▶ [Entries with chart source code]
►
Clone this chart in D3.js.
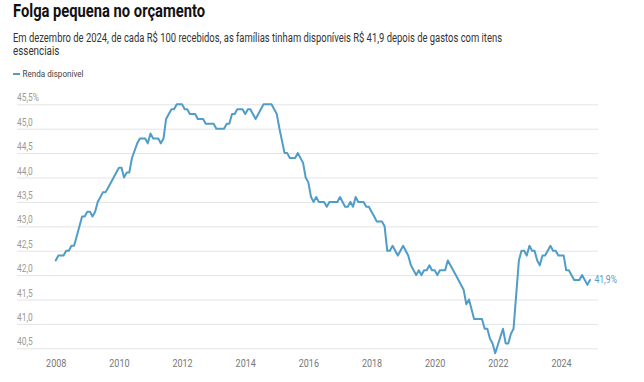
<!DOCTYPE html>
<html>
<head>
<meta charset="utf-8">
<script src="https://cdn.jsdelivr.net/npm/d3@7"></script>
<style>
  html, body { margin: 0; padding: 0; background: #fff; }
  svg { display: block; font-family: Roboto, "Noto Sans", sans-serif; }
</style>
</head>
<body>
<svg id="chart" width="644" height="382"></svg>
<script>
const title = "Folga pequena no orçamento";
const subtitleLines = [
  "Em dezembro de 2024, de cada R$ 100 recebidos, as famílias tinham disponíveis R$ 41,9 depois de gastos com itens",
  "essenciais"
];
const seriesName = "Renda disponível";

const months = [
  "2008-01","2008-02","2008-04","2008-05","2008-06","2008-07","2008-08","2008-09","2008-11","2008-12",
  "2009-01","2009-02","2009-03","2009-04","2009-05","2009-07","2009-08","2009-09",
  "2010-01","2010-02","2010-03","2010-04","2010-05","2010-06","2010-08","2010-09","2010-11","2010-12",
  "2011-01","2011-02","2011-04","2011-05","2011-06","2011-07","2011-08","2011-09","2011-10","2011-11",
  "2012-01","2012-02","2012-03","2012-04","2012-06","2012-07","2012-09","2012-10",
  "2013-01","2013-02","2013-05","2013-06","2013-07","2013-08","2013-09","2013-10","2013-12",
  "2014-01","2014-02","2014-03","2014-05","2014-08","2014-11",
  "2015-01","2015-02","2015-04","2015-05","2015-06","2015-08","2015-09","2015-11","2015-12",
  "2016-01","2016-02","2016-03","2016-04","2016-05","2016-07","2016-08","2016-09","2016-12",
  "2017-01","2017-03","2017-04","2017-05","2017-06","2017-07","2017-08","2017-10","2017-11","2017-12",
  "2018-01","2018-02","2018-03","2018-05","2018-06","2018-07","2018-08","2018-09","2018-11",
  "2019-01","2019-03","2019-04","2019-06","2019-07","2019-08","2019-09","2019-10","2019-11","2019-12",
  "2020-01","2020-02","2020-03","2020-05","2020-06","2020-07","2020-09","2020-12",
  "2021-01","2021-02","2021-04","2021-07","2021-08","2021-09","2021-10","2021-11","2021-12",
  "2022-03","2022-04","2022-05","2022-06","2022-07","2022-08","2022-09","2022-10","2022-11","2022-12",
  "2023-01","2023-02","2023-03","2023-04","2023-05","2023-06","2023-07","2023-09","2023-10","2023-11","2023-12",
  "2024-02","2024-03","2024-04","2024-06","2024-08","2024-09","2024-11","2024-12"
];
const renda = [
  42.3,42.4,42.4,42.5,42.5,42.6,42.6,42.8,43.2,43.2,
  43.3,43.3,43.2,43.3,43.5,43.7,43.7,43.8,
  44.2,44.2,44.0,44.1,44.1,44.4,44.7,44.8,44.8,44.7,
  44.9,44.8,44.8,44.7,44.8,45.2,45.3,45.4,45.4,45.5,
  45.5,45.4,45.4,45.3,45.3,45.2,45.2,45.1,
  45.1,45.0,45.0,45.1,45.1,45.3,45.3,45.4,45.4,
  45.3,45.4,45.4,45.2,45.5,45.5,
  45.3,45.0,44.5,44.5,44.4,44.4,44.5,44.3,44.0,
  43.9,43.6,43.5,43.6,43.5,43.5,43.4,43.5,43.5,
  43.6,43.4,43.4,43.5,43.4,43.6,43.5,43.5,43.4,43.4,
  43.3,43.2,43.1,43.1,43.0,42.5,42.5,42.6,42.4,
  42.6,42.4,42.2,42.0,42.1,42.0,42.1,42.1,42.2,42.1,
  42.1,42.0,42.1,42.1,42.3,42.2,42.0,41.7,
  41.4,41.5,41.1,41.1,40.9,40.9,40.7,40.6,40.4,
  40.9,40.6,40.6,40.8,40.9,41.6,42.3,42.5,42.5,42.4,
  42.6,42.5,42.5,42.3,42.2,42.4,42.4,42.6,42.5,42.5,42.4,
  42.4,42.1,42.1,41.9,41.9,42.0,41.8,41.9
];
const yTicks = [40.5, 41.0, 41.5, 42.0, 42.5, 43.0, 43.5, 44.0, 44.5, 45.0, 45.5];
const xTickYears = [2008, 2010, 2012, 2014, 2016, 2018, 2020, 2022, 2024];

const lineColor = "#4f9dc8";
const svg = d3.select("#chart");
const parse = d3.timeParse("%Y-%m");
const data = months.map((m, i) => ({ date: parse(m), value: renda[i] }));

const x = d3.scaleTime()
  .domain([new Date(2008, 0, 1), new Date(2024, 0, 1)])
  .range([55.7, 561]);
const y = d3.scaleLinear().domain([40.5, 45.5]).range([348.3, 104.3]);
const gridLeft = 17, gridRight = 598;

function condense(sel, f) {
  sel.each(function () {
    const w = this.getComputedTextLength();
    this.setAttribute("textLength", w * f);
    this.setAttribute("lengthAdjust", "spacingAndGlyphs");
  });
}
function fitTo(sel, width) {
  sel.attr("textLength", width).attr("lengthAdjust", "spacingAndGlyphs");
}

// Title
svg.append("text").attr("x", 13).attr("y", 17)
  .attr("font-size", 18).attr("font-weight", 700).attr("fill", "#111")
  .text(title).call(fitTo, 192);

// Subtitle
svg.append("text").attr("x", 13).attr("y", 41.5)
  .attr("font-size", 12).attr("fill", "#333")
  .text(subtitleLines[0]).call(fitTo, 489);
svg.append("text").attr("x", 13).attr("y", 55)
  .attr("font-size", 12).attr("fill", "#333")
  .text(subtitleLines[1]).call(condense, 0.82);

// Legend
svg.append("line").attr("x1", 13).attr("x2", 20).attr("y1", 74).attr("y2", 74)
  .attr("stroke", lineColor).attr("stroke-width", 2);
svg.append("text").attr("x", 22.5).attr("y", 77.3)
  .attr("font-size", 9.5).attr("fill", "#444")
  .text(seriesName).call(condense, 0.85);

// Y axis with gridlines
const fmt = d3.format(".1f");
const yAxis = d3.axisRight(y)
  .tickValues(yTicks)
  .tickSize(gridRight - gridLeft)
  .tickFormat(d => fmt(d).replace(".", ",") + (d === 45.5 ? "%" : ""));
const gy = svg.append("g").attr("transform", `translate(${gridLeft},0)`).call(yAxis);
gy.select(".domain").remove();
gy.selectAll(".tick line").attr("stroke", "#e4e4e4").attr("stroke-width", 1);
gy.selectAll(".tick text")
  .attr("x", 0).attr("dy", "-3.5").attr("text-anchor", "start")
  .attr("font-size", 10).attr("font-family", "Roboto, sans-serif").attr("fill", "#9a9a9a")
  .call(condense, 0.84);

// X axis
const xAxis = d3.axisBottom(x)
  .tickValues(xTickYears.map(yr => new Date(yr, 0, 1)))
  .tickSize(0)
  .tickFormat(d3.timeFormat("%Y"));
const gx = svg.append("g").attr("transform", "translate(0,348.3)").call(xAxis);
gx.select(".domain").remove();
gx.selectAll(".tick text")
  .attr("y", 0).attr("dy", "18.5")
  .attr("font-size", 10).attr("font-family", "Roboto, sans-serif").attr("fill", "#777")
  .call(condense, 0.9);

// Line
const line = d3.line().x(d => x(d.date)).y(d => y(d.value));
svg.append("path").datum(data)
  .attr("fill", "none").attr("stroke", lineColor).attr("stroke-width", 2)
  .attr("stroke-linejoin", "round").attr("stroke-linecap", "round")
  .attr("d", line);

// End label
const last = data[data.length - 1];
svg.append("text")
  .attr("x", x(last.date) + 4.5).attr("y", y(last.value) + 3.5)
  .attr("font-size", 10).attr("fill", "#5a98bd")
  .text(fmt(last.value).replace(".", ",") + "%").call(condense, 0.86);
</script>
</body>
</html>
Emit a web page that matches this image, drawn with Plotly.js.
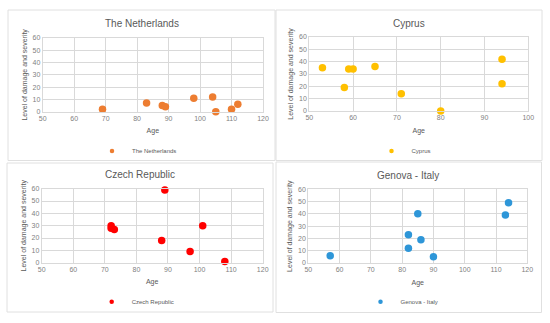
◄
Pictures don't belong in the copy. Transcribe every record exactly as it appears.

Clone this chart in D3.js.
<!DOCTYPE html>
<html>
<head>
<meta charset="utf-8">
<script src="https://cdn.jsdelivr.net/npm/d3@7"></script>
<style>
  html, body { margin: 0; padding: 0; background: #fff; }
  svg { display: block; font-family: Roboto, "Noto Sans", sans-serif; }
</style>
</head>
<body>
<svg id="chart" width="644" height="382"></svg>
<script>
const title = "Folga pequena no orçamento";
const subtitleLines = [
  "Em dezembro de 2024, de cada R$ 100 recebidos, as famílias tinham disponíveis R$ 41,9 depois de gastos com itens",
  "essenciais"
];
const seriesName = "Renda disponível";

const months = [
  "2008-01","2008-02","2008-04","2008-05","2008-06","2008-07","2008-08","2008-09","2008-11","2008-12",
  "2009-01","2009-02","2009-03","2009-04","2009-05","2009-07","2009-08","2009-09",
  "2010-01","2010-02","2010-03","2010-04","2010-05","2010-06","2010-08","2010-09","2010-11","2010-12",
  "2011-01","2011-02","2011-04","2011-05","2011-06","2011-07","2011-08","2011-09","2011-10","2011-11",
  "2012-01","2012-02","2012-03","2012-04","2012-06","2012-07","2012-09","2012-10",
  "2013-01","2013-02","2013-05","2013-06","2013-07","2013-08","2013-09","2013-10","2013-12",
  "2014-01","2014-02","2014-03","2014-05","2014-08","2014-11",
  "2015-01","2015-02","2015-04","2015-05","2015-06","2015-08","2015-09","2015-11","2015-12",
  "2016-01","2016-02","2016-03","2016-04","2016-05","2016-07","2016-08","2016-09","2016-12",
  "2017-01","2017-03","2017-04","2017-05","2017-06","2017-07","2017-08","2017-10","2017-11","2017-12",
  "2018-01","2018-02","2018-03","2018-05","2018-06","2018-07","2018-08","2018-09","2018-11",
  "2019-01","2019-03","2019-04","2019-06","2019-07","2019-08","2019-09","2019-10","2019-11","2019-12",
  "2020-01","2020-02","2020-03","2020-05","2020-06","2020-07","2020-09","2020-12",
  "2021-01","2021-02","2021-04","2021-07","2021-08","2021-09","2021-10","2021-11","2021-12",
  "2022-03","2022-04","2022-05","2022-06","2022-07","2022-08","2022-09","2022-10","2022-11","2022-12",
  "2023-01","2023-02","2023-03","2023-04","2023-05","2023-06","2023-07","2023-09","2023-10","2023-11","2023-12",
  "2024-02","2024-03","2024-04","2024-06","2024-08","2024-09","2024-11","2024-12"
];
const renda = [
  42.3,42.4,42.4,42.5,42.5,42.6,42.6,42.8,43.2,43.2,
  43.3,43.3,43.2,43.3,43.5,43.7,43.7,43.8,
  44.2,44.2,44.0,44.1,44.1,44.4,44.7,44.8,44.8,44.7,
  44.9,44.8,44.8,44.7,44.8,45.2,45.3,45.4,45.4,45.5,
  45.5,45.4,45.4,45.3,45.3,45.2,45.2,45.1,
  45.1,45.0,45.0,45.1,45.1,45.3,45.3,45.4,45.4,
  45.3,45.4,45.4,45.2,45.5,45.5,
  45.3,45.0,44.5,44.5,44.4,44.4,44.5,44.3,44.0,
  43.9,43.6,43.5,43.6,43.5,43.5,43.4,43.5,43.5,
  43.6,43.4,43.4,43.5,43.4,43.6,43.5,43.5,43.4,43.4,
  43.3,43.2,43.1,43.1,43.0,42.5,42.5,42.6,42.4,
  42.6,42.4,42.2,42.0,42.1,42.0,42.1,42.1,42.2,42.1,
  42.1,42.0,42.1,42.1,42.3,42.2,42.0,41.7,
  41.4,41.5,41.1,41.1,40.9,40.9,40.7,40.6,40.4,
  40.9,40.6,40.6,40.8,40.9,41.6,42.3,42.5,42.5,42.4,
  42.6,42.5,42.5,42.3,42.2,42.4,42.4,42.6,42.5,42.5,42.4,
  42.4,42.1,42.1,41.9,41.9,42.0,41.8,41.9
];
const yTicks = [40.5, 41.0, 41.5, 42.0, 42.5, 43.0, 43.5, 44.0, 44.5, 45.0, 45.5];
const xTickYears = [2008, 2010, 2012, 2014, 2016, 2018, 2020, 2022, 2024];

const lineColor = "#4f9dc8";
const svg = d3.select("#chart");
const parse = d3.timeParse("%Y-%m");
const data = months.map((m, i) => ({ date: parse(m), value: renda[i] }));

const x = d3.scaleTime()
  .domain([new Date(2008, 0, 1), new Date(2024, 0, 1)])
  .range([55.7, 561]);
const y = d3.scaleLinear().domain([40.5, 45.5]).range([348.3, 104.3]);
const gridLeft = 17, gridRight = 598;

function condense(sel, f) {
  sel.each(function () {
    const w = this.getComputedTextLength();
    this.setAttribute("textLength", w * f);
    this.setAttribute("lengthAdjust", "spacingAndGlyphs");
  });
}
function fitTo(sel, width) {
  sel.attr("textLength", width).attr("lengthAdjust", "spacingAndGlyphs");
}

// Title
svg.append("text").attr("x", 13).attr("y", 17)
  .attr("font-size", 18).attr("font-weight", 700).attr("fill", "#111")
  .text(title).call(fitTo, 192);

// Subtitle
svg.append("text").attr("x", 13).attr("y", 41.5)
  .attr("font-size", 12).attr("fill", "#333")
  .text(subtitleLines[0]).call(fitTo, 489);
svg.append("text").attr("x", 13).attr("y", 55)
  .attr("font-size", 12).attr("fill", "#333")
  .text(subtitleLines[1]).call(condense, 0.82);

// Legend
svg.append("line").attr("x1", 13).attr("x2", 20).attr("y1", 74).attr("y2", 74)
  .attr("stroke", lineColor).attr("stroke-width", 2);
svg.append("text").attr("x", 22.5).attr("y", 77.3)
  .attr("font-size", 9.5).attr("fill", "#444")
  .text(seriesName).call(condense, 0.85);

// Y axis with gridlines
const fmt = d3.format(".1f");
const yAxis = d3.axisRight(y)
  .tickValues(yTicks)
  .tickSize(gridRight - gridLeft)
  .tickFormat(d => fmt(d).replace(".", ",") + (d === 45.5 ? "%" : ""));
const gy = svg.append("g").attr("transform", `translate(${gridLeft},0)`).call(yAxis);
gy.select(".domain").remove();
gy.selectAll(".tick line").attr("stroke", "#e4e4e4").attr("stroke-width", 1);
gy.selectAll(".tick text")
  .attr("x", 0).attr("dy", "-3.5").attr("text-anchor", "start")
  .attr("font-size", 10).attr("font-family", "Roboto, sans-serif").attr("fill", "#9a9a9a")
  .call(condense, 0.84);

// X axis
const xAxis = d3.axisBottom(x)
  .tickValues(xTickYears.map(yr => new Date(yr, 0, 1)))
  .tickSize(0)
  .tickFormat(d3.timeFormat("%Y"));
const gx = svg.append("g").attr("transform", "translate(0,348.3)").call(xAxis);
gx.select(".domain").remove();
gx.selectAll(".tick text")
  .attr("y", 0).attr("dy", "18.5")
  .attr("font-size", 10).attr("font-family", "Roboto, sans-serif").attr("fill", "#777")
  .call(condense, 0.9);

// Line
const line = d3.line().x(d => x(d.date)).y(d => y(d.value));
svg.append("path").datum(data)
  .attr("fill", "none").attr("stroke", lineColor).attr("stroke-width", 2)
  .attr("stroke-linejoin", "round").attr("stroke-linecap", "round")
  .attr("d", line);

// End label
const last = data[data.length - 1];
svg.append("text")
  .attr("x", x(last.date) + 4.5).attr("y", y(last.value) + 3.5)
  .attr("font-size", 10).attr("fill", "#5a98bd")
  .text(fmt(last.value).replace(".", ",") + "%").call(condense, 0.86);
</script>
</body>
</html>
Emit a web page that matches this image, drawn with Plotly.js.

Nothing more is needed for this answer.